Secret #4: Earning money makes us feel important

In more than 7.4 million U.S. marriages, the wife earns more than the husband — almost double the number in 1981. This of course is a terrific development for women in the workplace and warmly embraced by all American men, right? Right?

Yeah, well, that’s what we tell you. But we’re shallow, competitive egomaniacs. You don’t think it gets under our skin if our woman’s bringing home more bacon than we are — and frying it up in a pan?

A lot of people come to me with questions like, “What do you feminists mean by ‘male privilege’?” This is a good example. Can you imagine a woman saying, “I know it’s shallow of me, but I need to make more money than you in order to feel all woman. Would you be a dear and hold back on your career to soothe my ego? Thanks!” while running out the door, sure the answer is yes. We’d rightfully consider that borderline sociopathic unwillingness to be generous to your chosen life partner, if a woman said it. But a man does, and it’s not considered right exactly, but at least just a cute “boys will be boys” matter that women are expected to tolerate.

She said it here.

See? It really is male privilege to say “By the way, hon, my ego is more important than you so do you mind, like, y’know, handicapping yourself economically? Besides, like, I can’t get it up if I’m not earning more money than you.”

It’s also… um… well, since it’s mostly conservatives[*] who are into this whole male-dominance thing, isn’t it worth pointing out that asking women to deliberately sideline themselves so they don’t outperform their partners sort of… like… affirmative action for men? I mean, and really, there really did used to be laws like that — in 37 states in the U.S. for instance, during the depression there were laws forbidding women from taking traditional male jobs, especially if they had a working husband. And… really… when you think about all the conservative handwringing over the ill effects of affirmative action on everybody else then doesn’t it stand to reason that… well… look at it this way…

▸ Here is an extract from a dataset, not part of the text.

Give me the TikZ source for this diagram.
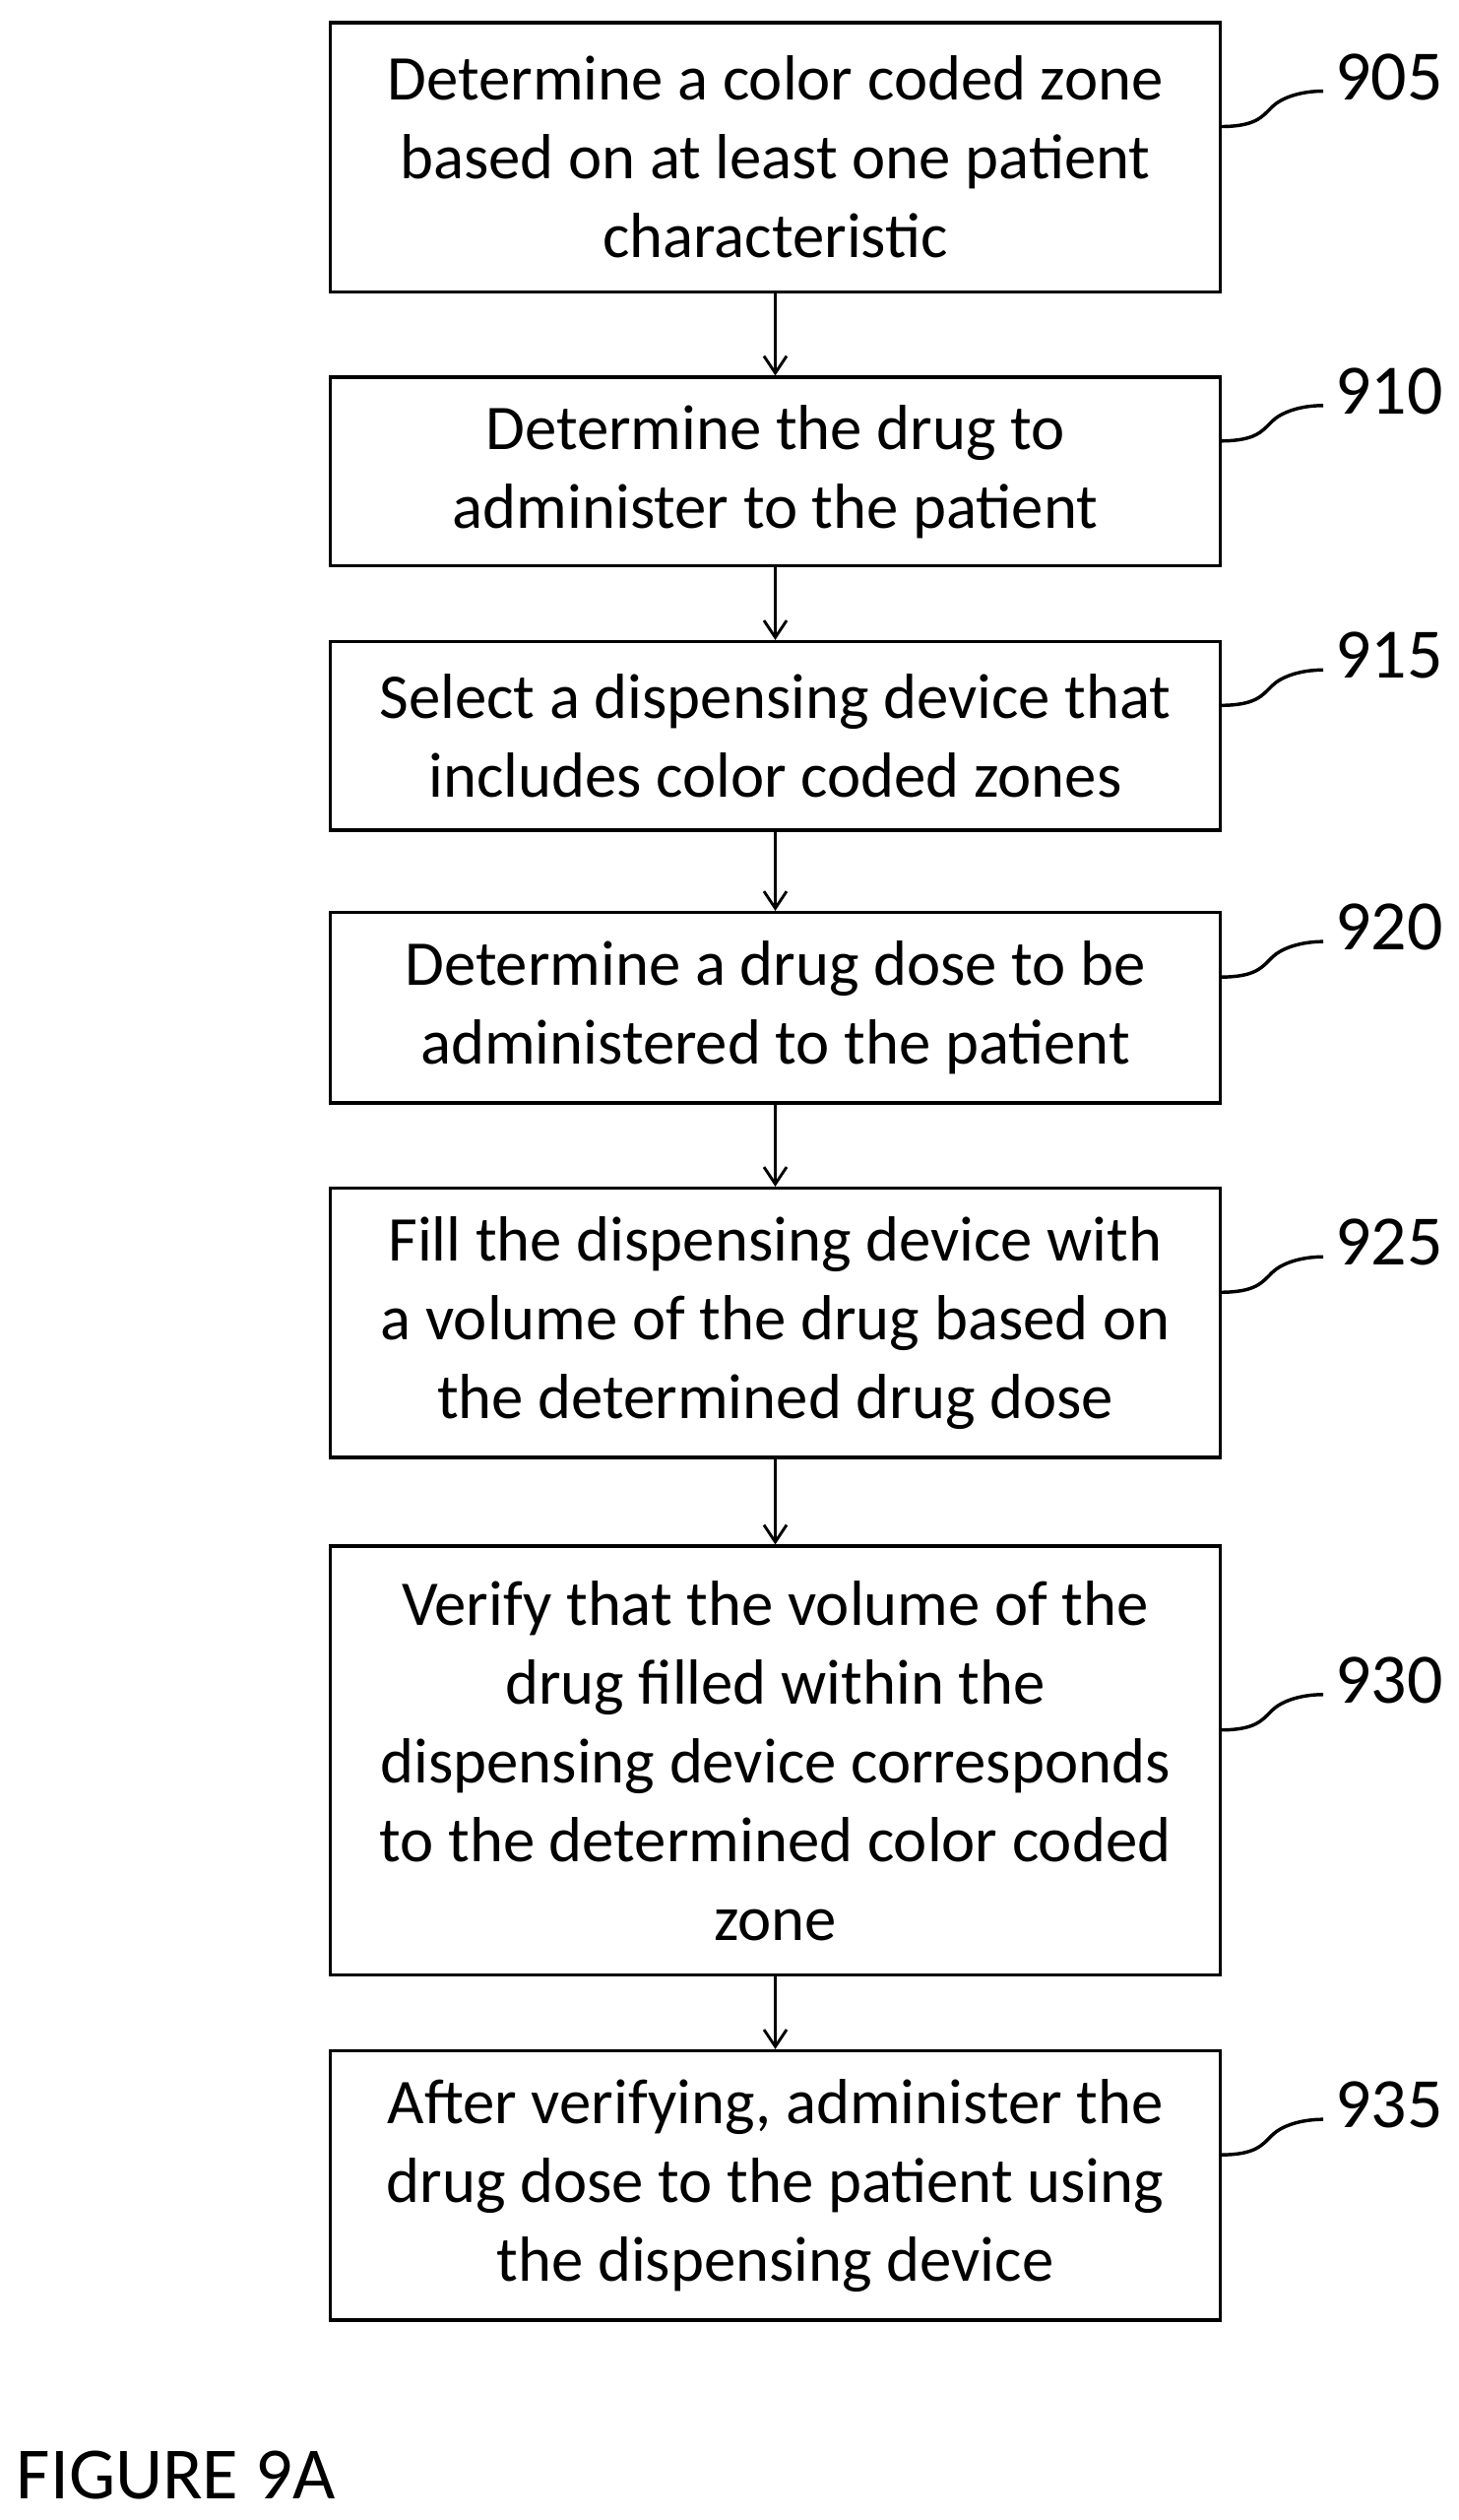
\documentclass[tikz,border=0pt]{standalone}
\usepackage{fontspec}
\setmainfont{Carlito}
\usetikzlibrary{arrows.meta}
\begin{document}
\begin{tikzpicture}[x=0.02cm,y=-0.02cm,
  box/.style={draw,line width=1.2pt,inner sep=0,align=center,font=\fontsize{22.5}{27.8}\selectfont},
  lbl/.style={font=\fontsize{25}{28}\selectfont,anchor=west,inner sep=0},
  arr/.style={-{Straight Barb[length=6pt,width=8pt]},line width=1pt},
  sq/.style={line width=1.2pt}]
\useasboundingbox (0,0) rectangle (905,1563);
\newcommand{\bx}[5]{\node[box,minimum width=552*0.02cm,minimum height={(#3-#2)*0.02cm}] (#1) at (481,{(#2+#3)/2}) {#4};
  \coordinate (s#1) at (757,{(#2+#3)/2-19});
  \draw[sq] (s#1) .. controls ++(22,0) and ++(-6,6) .. ++(32,-12) .. controls ++(6,-6) and ++(-14,0) .. ++(32,-10) coordinate (e#1);
  \node[lbl] (l#1) at ([xshift=4,yshift=5]e#1) {#5};}
\bx{b1}{14}{181}{Determine a color coded zone\\based on at least one patient\\characteristic}{905}
\bx{b2}{234}{351}{Determine the drug to\\administer to the patient}{910}
\bx{b3}{398}{515}{Select a dispensing device that\\includes color coded zones}{915}
\bx{b4}{566}{684}{Determine a drug dose to be\\administered to the patient}{920}
\bx{b5}{737}{904}{Fill the dispensing device with\\a volume of the drug based on\\the determined drug dose}{925}
\bx{b6}{959}{1225}{Verify that the volume of the\\drug filled within the\\dispensing device corresponds\\to the determined color coded\\zone}{930}
\bx{b7}{1272}{1439}{After verifying, administer the\\drug dose to the patient using\\the dispensing device}{935}
\foreach \a/\b in {b1/b2,b2/b3,b3/b4,b4/b5,b5/b6,b6/b7} \draw[arr] (\a) -- (\b);
\node[lbl,font=\fontsize{26}{30}\selectfont] (fig) at (10,1535) {FIGURE 9A};
\end{tikzpicture}
\end{document}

Maintaining social conventions, let alone passing legislation, in order to artificially bolster the self-esteem of men by, say, handicapping otherwise perfectly capable, competitive women means you think men are really wimps, babies needing momma and daddy to pretend they’re really all grown up…

Now if we lived in such a society then we might predict a particularly mollycoddled set of men men would come up with, and make most popular on WebMD, a list of, oh, say, eleven fictional “truisms” they believe excuses them of any maturity, responsibility, authority, equality, choice, or authenticity. (Oh wait!)

Actually, as Marcotte puts it

...this entire list is insulting to men. Yes, it insults them in a way that a lot of men embrace, because it lets them off the hook for both house work and emotional work. But it paints men like little babies that immediately start to whine the moment even a minor task is asked of them.

Yeah, weird how anti-feminists who go on and on about “male bashing” feminists never notice how much utter bullshit they routinely bury men in! Sheesh! Thanks but no thanks, guys. I have a feeling real women like real men, not little boys all pretending to be big while wimping out on pretty much all responsibility that doesn’t involve bringing home money and shooting at something (each of which the average woman seem able to do about as well as the average man, or could if law, convention, stereotype, and fragile ego didn’t get in the way.)

[**] Yes, yes, some progressives too, but they’re generally chagrined rather than smug when called on it.